++++ Material provided
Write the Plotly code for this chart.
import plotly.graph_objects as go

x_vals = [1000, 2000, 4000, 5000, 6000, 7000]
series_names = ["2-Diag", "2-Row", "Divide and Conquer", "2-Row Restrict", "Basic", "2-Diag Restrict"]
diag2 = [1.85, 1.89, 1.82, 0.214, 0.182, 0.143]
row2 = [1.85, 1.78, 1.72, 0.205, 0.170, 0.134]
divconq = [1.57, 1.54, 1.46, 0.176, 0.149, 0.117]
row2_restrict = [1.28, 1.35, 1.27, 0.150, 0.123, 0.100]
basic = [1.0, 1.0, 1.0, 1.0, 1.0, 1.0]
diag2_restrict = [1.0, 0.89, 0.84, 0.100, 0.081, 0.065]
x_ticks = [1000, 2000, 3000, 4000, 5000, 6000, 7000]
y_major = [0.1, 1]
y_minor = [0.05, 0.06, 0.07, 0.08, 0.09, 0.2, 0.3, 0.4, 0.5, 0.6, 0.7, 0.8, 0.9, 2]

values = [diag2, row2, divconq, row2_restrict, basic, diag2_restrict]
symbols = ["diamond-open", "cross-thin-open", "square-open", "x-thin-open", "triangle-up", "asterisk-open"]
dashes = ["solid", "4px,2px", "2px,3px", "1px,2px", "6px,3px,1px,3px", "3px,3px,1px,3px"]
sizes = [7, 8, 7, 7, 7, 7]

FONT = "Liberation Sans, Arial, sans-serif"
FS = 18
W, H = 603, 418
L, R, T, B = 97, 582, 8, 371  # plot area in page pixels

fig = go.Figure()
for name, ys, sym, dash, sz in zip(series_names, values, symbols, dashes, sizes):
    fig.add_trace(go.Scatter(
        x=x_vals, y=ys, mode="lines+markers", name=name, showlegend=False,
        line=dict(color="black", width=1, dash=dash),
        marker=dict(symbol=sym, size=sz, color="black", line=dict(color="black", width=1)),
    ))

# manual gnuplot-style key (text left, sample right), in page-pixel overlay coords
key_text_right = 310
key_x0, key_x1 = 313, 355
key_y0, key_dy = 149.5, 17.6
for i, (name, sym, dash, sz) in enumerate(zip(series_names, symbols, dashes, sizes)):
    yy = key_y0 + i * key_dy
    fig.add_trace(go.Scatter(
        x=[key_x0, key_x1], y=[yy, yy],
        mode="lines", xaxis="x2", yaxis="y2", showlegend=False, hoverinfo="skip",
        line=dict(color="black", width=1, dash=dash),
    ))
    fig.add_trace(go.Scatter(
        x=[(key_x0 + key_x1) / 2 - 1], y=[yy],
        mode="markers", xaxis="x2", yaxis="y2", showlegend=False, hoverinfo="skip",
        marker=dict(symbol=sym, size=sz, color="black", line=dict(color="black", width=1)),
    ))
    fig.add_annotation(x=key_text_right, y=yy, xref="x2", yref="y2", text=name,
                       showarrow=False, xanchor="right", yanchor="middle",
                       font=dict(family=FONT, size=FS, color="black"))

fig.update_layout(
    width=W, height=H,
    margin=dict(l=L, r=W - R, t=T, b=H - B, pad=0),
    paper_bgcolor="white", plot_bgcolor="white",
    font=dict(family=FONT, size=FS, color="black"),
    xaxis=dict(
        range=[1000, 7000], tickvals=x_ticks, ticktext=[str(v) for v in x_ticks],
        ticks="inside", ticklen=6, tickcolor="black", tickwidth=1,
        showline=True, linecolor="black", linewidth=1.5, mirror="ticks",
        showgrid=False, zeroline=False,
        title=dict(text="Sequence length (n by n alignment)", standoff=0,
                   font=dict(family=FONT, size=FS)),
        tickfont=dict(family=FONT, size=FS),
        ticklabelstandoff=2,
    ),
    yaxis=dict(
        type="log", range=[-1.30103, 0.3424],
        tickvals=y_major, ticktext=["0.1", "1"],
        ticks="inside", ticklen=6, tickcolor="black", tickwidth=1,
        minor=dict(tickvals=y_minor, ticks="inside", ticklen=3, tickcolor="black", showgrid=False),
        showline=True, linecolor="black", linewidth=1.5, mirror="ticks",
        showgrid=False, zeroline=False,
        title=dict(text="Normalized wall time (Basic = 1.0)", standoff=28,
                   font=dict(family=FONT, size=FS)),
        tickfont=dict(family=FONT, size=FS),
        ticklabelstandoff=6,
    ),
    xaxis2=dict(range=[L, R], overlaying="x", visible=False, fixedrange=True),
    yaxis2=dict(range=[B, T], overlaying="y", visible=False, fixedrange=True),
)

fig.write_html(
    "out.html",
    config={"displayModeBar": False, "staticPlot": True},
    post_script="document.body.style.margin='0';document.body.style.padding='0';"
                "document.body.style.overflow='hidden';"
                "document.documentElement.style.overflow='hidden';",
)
++++++++
◆ Exercise requirements:
Extract the whole listing, character for character.

◆ Reply to the exercise:
Write the Plotly code for this chart.
import plotly.graph_objects as go

x_vals = [1000, 2000, 4000, 5000, 6000, 7000]
series_names = ["2-Diag", "2-Row", "Divide and Conquer", "2-Row Restrict", "Basic", "2-Diag Restrict"]
diag2 = [1.85, 1.89, 1.82, 0.214, 0.182, 0.143]
row2 = [1.85, 1.78, 1.72, 0.205, 0.170, 0.134]
divconq = [1.57, 1.54, 1.46, 0.176, 0.149, 0.117]
row2_restrict = [1.28, 1.35, 1.27, 0.150, 0.123, 0.100]
basic = [1.0, 1.0, 1.0, 1.0, 1.0, 1.0]
diag2_restrict = [1.0, 0.89, 0.84, 0.100, 0.081, 0.065]
x_ticks = [1000, 2000, 3000, 4000, 5000, 6000, 7000]
y_major = [0.1, 1]
y_minor = [0.05, 0.06, 0.07, 0.08, 0.09, 0.2, 0.3, 0.4, 0.5, 0.6, 0.7, 0.8, 0.9, 2]

values = [diag2, row2, divconq, row2_restrict, basic, diag2_restrict]
symbols = ["diamond-open", "cross-thin-open", "square-open", "x-thin-open", "triangle-up", "asterisk-open"]
dashes = ["solid", "4px,2px", "2px,3px", "1px,2px", "6px,3px,1px,3px", "3px,3px,1px,3px"]
sizes = [7, 8, 7, 7, 7, 7]

FONT = "Liberation Sans, Arial, sans-serif"
FS = 18
W, H = 603, 418
L, R, T, B = 97, 582, 8, 371  # plot area in page pixels

fig = go.Figure()
for name, ys, sym, dash, sz in zip(series_names, values, symbols, dashes, sizes):
    fig.add_trace(go.Scatter(
        x=x_vals, y=ys, mode="lines+markers", name=name, showlegend=False,
        line=dict(color="black", width=1, dash=dash),
        marker=dict(symbol=sym, size=sz, color="black", line=dict(color="black", width=1)),
    ))

# manual gnuplot-style key (text left, sample right), in page-pixel overlay coords
key_text_right = 310
key_x0, key_x1 = 313, 355
key_y0, key_dy = 149.5, 17.6
for i, (name, sym, dash, sz) in enumerate(zip(series_names, symbols, dashes, sizes)):
    yy = key_y0 + i * key_dy
    fig.add_trace(go.Scatter(
        x=[key_x0, key_x1], y=[yy, yy],
        mode="lines", xaxis="x2", yaxis="y2", showlegend=False, hoverinfo="skip",
        line=dict(color="black", width=1, dash=dash),
    ))
    fig.add_trace(go.Scatter(
        x=[(key_x0 + key_x1) / 2 - 1], y=[yy],
        mode="markers", xaxis="x2", yaxis="y2", showlegend=False, hoverinfo="skip",
        marker=dict(symbol=sym, size=sz, color="black", line=dict(color="black", width=1)),
    ))
    fig.add_annotation(x=key_text_right, y=yy, xref="x2", yref="y2", text=name,
                       showarrow=False, xanchor="right", yanchor="middle",
                       font=dict(family=FONT, size=FS, color="black"))

fig.update_layout(
    width=W, height=H,
    margin=dict(l=L, r=W - R, t=T, b=H - B, pad=0),
    paper_bgcolor="white", plot_bgcolor="white",
    font=dict(family=FONT, size=FS, color="black"),
    xaxis=dict(
        range=[1000, 7000], tickvals=x_ticks, ticktext=[str(v) for v in x_ticks],
        ticks="inside", ticklen=6, tickcolor="black", tickwidth=1,
        showline=True, linecolor="black", linewidth=1.5, mirror="ticks",
        showgrid=False, zeroline=False,
        title=dict(text="Sequence length (n by n alignment)", standoff=0,
                   font=dict(family=FONT, size=FS)),
        tickfont=dict(family=FONT, size=FS),
        ticklabelstandoff=2,
    ),
    yaxis=dict(
        type="log", range=[-1.30103, 0.3424],
        tickvals=y_major, ticktext=["0.1", "1"],
        ticks="inside", ticklen=6, tickcolor="black", tickwidth=1,
        minor=dict(tickvals=y_minor, ticks="inside", ticklen=3, tickcolor="black", showgrid=False),
        showline=True, linecolor="black", linewidth=1.5, mirror="ticks",
        showgrid=False, zeroline=False,
        title=dict(text="Normalized wall time (Basic = 1.0)", standoff=28,
                   font=dict(family=FONT, size=FS)),
        tickfont=dict(family=FONT, size=FS),
        ticklabelstandoff=6,
    ),
    xaxis2=dict(range=[L, R], overlaying="x", visible=False, fixedrange=True),
    yaxis2=dict(range=[B, T], overlaying="y", visible=False, fixedrange=True),
)

fig.write_html(
    "out.html",
    config={"displayModeBar": False, "staticPlot": True},
    post_script="document.body.style.margin='0';document.body.style.padding='0';"
                "document.body.style.overflow='hidden';"
                "document.documentElement.style.overflow='hidden';",
)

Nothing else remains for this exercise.